Use an identifier within each record to mark it belonging to a specific client.
Separate Database

There are multiple problems with using separate databases for this, though it does provide good data isolation as well as better security:

Even a small number of clients (100) would make maintaining so many different databases a huge nuisance. Many customers have 1000s of clients.
Making a small schema change would require updating all databases.
Accessing a client's data would require opening a new database connection for every client. This is not efficient and prevents using a collection pool.
Separate Cluster

Today, we can store each client's data in a separate named cluster. The primary problems with this are:

Querying via cluster name loses the advantage of using polymorphic queries on a base class.
Limiting records to a single cluster prevents the storage engine from spreading the load across multiple clusters when running with multiple threads.
Likewise, limiting records to a single cluster per class affects the distributed systems ability to partition data efficiently.
It's currently not possible to place an index against an individual cluster.
Unique Identifier

Using a unique identifier property to separate client records is a common pattern. However, there are multiple problems with it as well:

If a common class is used by all clients and each client has millions of records of data, a single class could end up storing billions and billions of records. This ultimately reduces efficiency.
That unique identifier must be indexed, and with billions of records, retrieving the records for a single client or adding new records to the index can take longer than it should.
If all client data is stored in the same class clusters, there is no way to isolate the records on a per-client basis.
Description:

Implementation

One possible solution is to create quasi sub-databases under the main directory for a database, each representing a namespace:

/databases/MyDatabase

/American

/Lufthansa

/Southwest

Each sub-directory representing a namespace could contain all the clusters and indices, etc., for a specific namespace without polluting the top-level database files (making them grow extremely large).

You could still use the top-level database classes (especially with inheritance) but your CRUD ops and queries could be isolated to just the namespace content.

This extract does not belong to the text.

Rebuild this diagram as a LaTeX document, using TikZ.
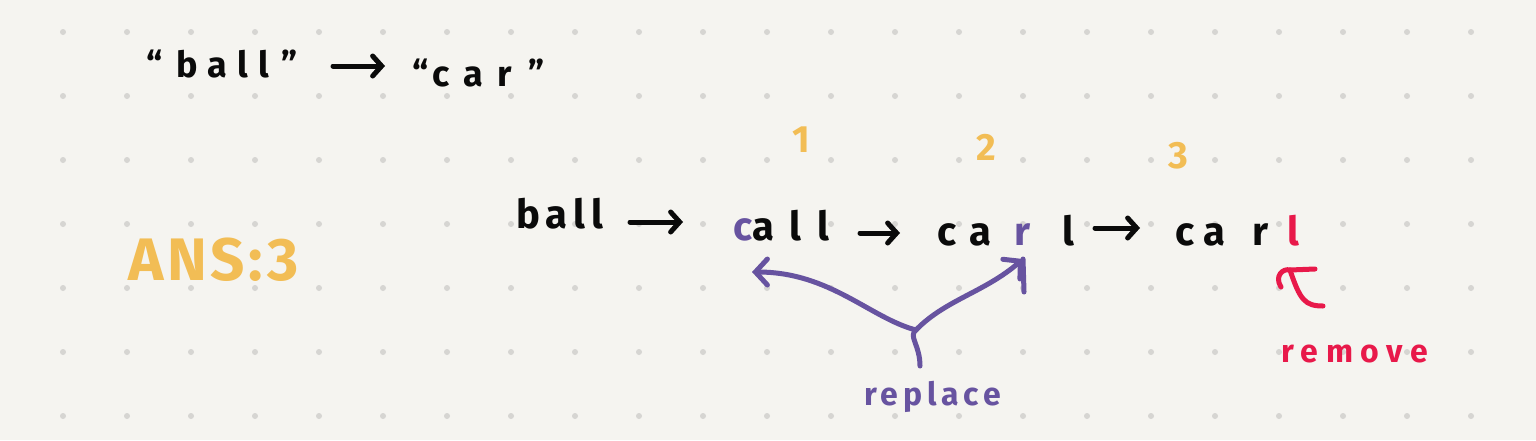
\documentclass[tikz,border=0pt]{standalone}
\usepackage{fontspec}
\setmainfont[LetterSpace=15]{Fira Sans}
\usetikzlibrary{arrows.meta}
\definecolor{bg}{HTML}{F5F4F0}
\definecolor{dotc}{HTML}{D6D5D2}
\definecolor{ink}{HTML}{0A0A0A}
\definecolor{purp}{HTML}{6753A0}
\definecolor{orng}{HTML}{F2BD55}
\definecolor{rred}{HTML}{E8194A}
\tikzset{
  word/.style={anchor=base west, inner sep=0pt, text=ink, font=\fontsize{40}{44}\selectfont\bfseries},
  title/.style={anchor=base west, inner sep=0pt, text=ink, font=\fontsize{36}{40}\selectfont\bfseries},
  num/.style={anchor=base, inner sep=0pt, text=orng, font=\fontsize{38}{42}\selectfont\bfseries},
  note/.style={anchor=base west, inner sep=0pt, font=\fontsize{32}{36}\selectfont\bfseries},
  pen/.style={line width=5pt, line cap=round, line join=round},
  harrow/.style={pen, draw=ink, -{Straight Barb[length=9pt,width=20pt,line cap=round]}},
  parrow/.style={pen, draw=purp, -{Straight Barb[length=12pt,width=26pt,line cap=round]}},
}
\begin{document}
\begin{tikzpicture}[x=1pt,y=-1pt]
\fill[bg] (0,0) rectangle (1536,440);
\useasboundingbox (0,0) rectangle (1536,440);
\foreach \i in {0,...,22}
  \foreach \j in {0,...,6}
    \fill[dotc] (63+64*\i,32+64*\j) circle (3pt);

% title line
\node[title] (tball) at (146,77) {“\hspace{14pt}\addfontfeature{LetterSpace=29}ball\hspace{12pt}”};
\node[title] (tcar) at (412,86) {“\hspace{4pt}\addfontfeature{LetterSpace=40}car\hspace{16pt}”};
\coordinate (ta1) at (333,66);
\coordinate (ta2) at (385,66);
\draw[harrow] (ta1) -- (ta2);

% answer
\node[anchor=base west, inner sep=0pt, text=orng, font=\fontsize{60}{64}\selectfont\bfseries\addfontfeature{LetterSpace=6}] (ans) at (128,280) {ANS:3};

% step numbers
\node[num] (n1) at (801,152) {1};
\node[num] (n2) at (986,160) {2};
\node[num] (n3) at (1178,168) {3};

% words
\node[word] (w1) at (516,228) {ball};
\node[word] (w2) at (733,240) {\addfontfeature{LetterSpace=40}{\color{purp}c}all};
\node[word] (w3) at (937,245) {\addfontfeature{LetterSpace=33}ca\hspace{23pt}{\color{purp}r}\hspace{32pt}l};
\node[word] (w4) at (1175,245) {\addfontfeature{LetterSpace=25}ca\hspace{27pt}r\hspace{19pt}{\color{rred}l}};

\coordinate (a1s) at (630,222);
\coordinate (a1e) at (683,222);
\coordinate (a2s) at (860,233);
\coordinate (a2e) at (900,233);
\coordinate (a3s) at (1095,228);
\coordinate (a3e) at (1140,228);
\draw[harrow] (a1s) -- (a1e);
\draw[harrow] (a2s) -- (a2e);
\draw[harrow] (a3s) -- (a3e);

% replace annotation
\coordinate (jn) at (916,330);
\coordinate (jb) at (920,366);
\coordinate (lt) at (752,272);
\coordinate (rt) at (1023,259);
\coordinate (rb) at (1024,292);
\draw[parrow] (jn) .. controls (870,318) and (830,272) .. (lt);
\draw[parrow] (jn) .. controls (945,300) and (985,292) .. (rt);
\draw[pen, purp] (rt) -- (rb);
\draw[pen, purp] (jn) .. controls (908,336) and (920,345) .. (jb);
\node[note, text=purp] (rep) at (864,405) {replace};

% remove annotation
\coordinate (r1) at (1281,287);
\coordinate (r2) at (1290,270);
\coordinate (r3) at (1315,269);
\coordinate (r4) at (1323,306);
\draw[pen, rred] (r1) .. controls (1274,276) and (1283,268) .. (r2) -- (r3);
\draw[pen, rred] (r2) .. controls (1300,300) and (1305,306) .. (r4);
\node[note, text=rred, font=\fontsize{32}{36}\selectfont\bfseries\addfontfeature{LetterSpace=24}] (rem) at (1281,362) {remove};
\end{tikzpicture}
\end{document}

Clusters would never be shared between namespaces nor between a namespace and the top-level database files. What this means is that if cluster #20 is used in the Lufthansa namespace, #20 is not also used in the top-level database nor by any other namespace.

But, you could still link to records that reside between a namespace and the top-level database.

Queries

The syntax needs to be chosen (Lufthansa:MyClass, Lufthansa.MyClass, or Lufthansa::MyClass or whatever), but "select from Lufthansa:MyClass where Age > 50" would only search on the MyClass class contained within the 'Lufthansa' namespace directory.

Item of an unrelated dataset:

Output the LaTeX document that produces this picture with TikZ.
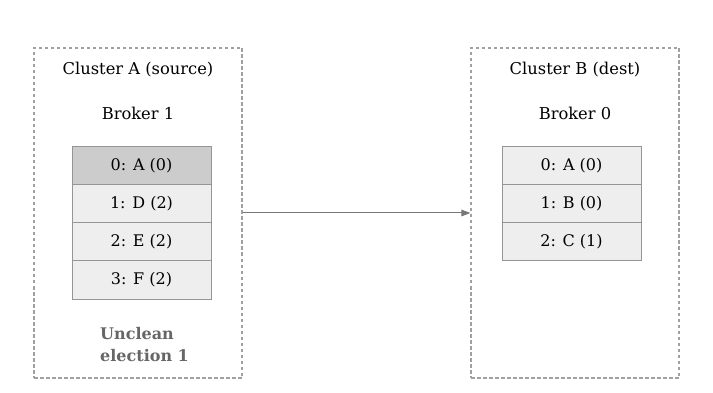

Using the normal "select from MyClass..." would only return the records contained in the top-level directory.

Inheritance

A class created in a namespace should be able to inherit from a class that's been created in the top-level database. The advantage to this is being able to produce schema that's used by all clients. Modifying the schema happens in only one place instead of in 1000 different databases.

Data Isolation

Data isolation is easily supported since all data related to a namespace resides in its own directory.

The namespace could even be on a different drive if the sub-directory is linked to a different partition.

Thinking of the distributed mode, another advantage to using a namespace is that all client data could reside on a single node (not including replication).

Security

It would be nice if each namespace could have its own set of users and roles, especially when using ORestricted.

Alternatives:

We do nothing.

Risks and assumptions:

Since implementing this concept properly will involve almost all modules, the risks are the time required to do it properly and then missing a piece and either introducing bugs as a side-effect or missing support in a critical area.

Impact matrix

In one way or another, this will impact almost all systems.

smolinari commented 7 years ago

I definitely vote :+1: for this, if it is necessary.

I also have two additional points, one about this suggestion and another a bit off-topic.

First the off-topic. There is also one other issue from a multi-tenancy perspective, which I see as a deterrent to using single databases with multiple tenants. It's the limit on the number of classes ODB offers (which I believe will be improved in 3.0??) along with the new "cluster per core" change in 2.2. This change really reduces the ability to offer a client a good number of classes to expand and customize their database.

Let's say we have an 8 core system. That reduces the number of available classes to about 4000. 1000 classes per client would be a minimum I'd want to offer and to give clients enough room to expand. This means only 4 clients can be added to a single database. That isn't really an acceptable scenario. Our plan was to set the cores per cluster to something smaller, but this means that setting is set for the life of the database (AFAIK), which is sort of a no-go too.

The second point is, I do also believe there is one other possibility for partitioning data within an ODB database, which I was considering. Partitioning could be done though the user access system that ODB offers.

So, to set up partitions, a DBA would simply (and using your example)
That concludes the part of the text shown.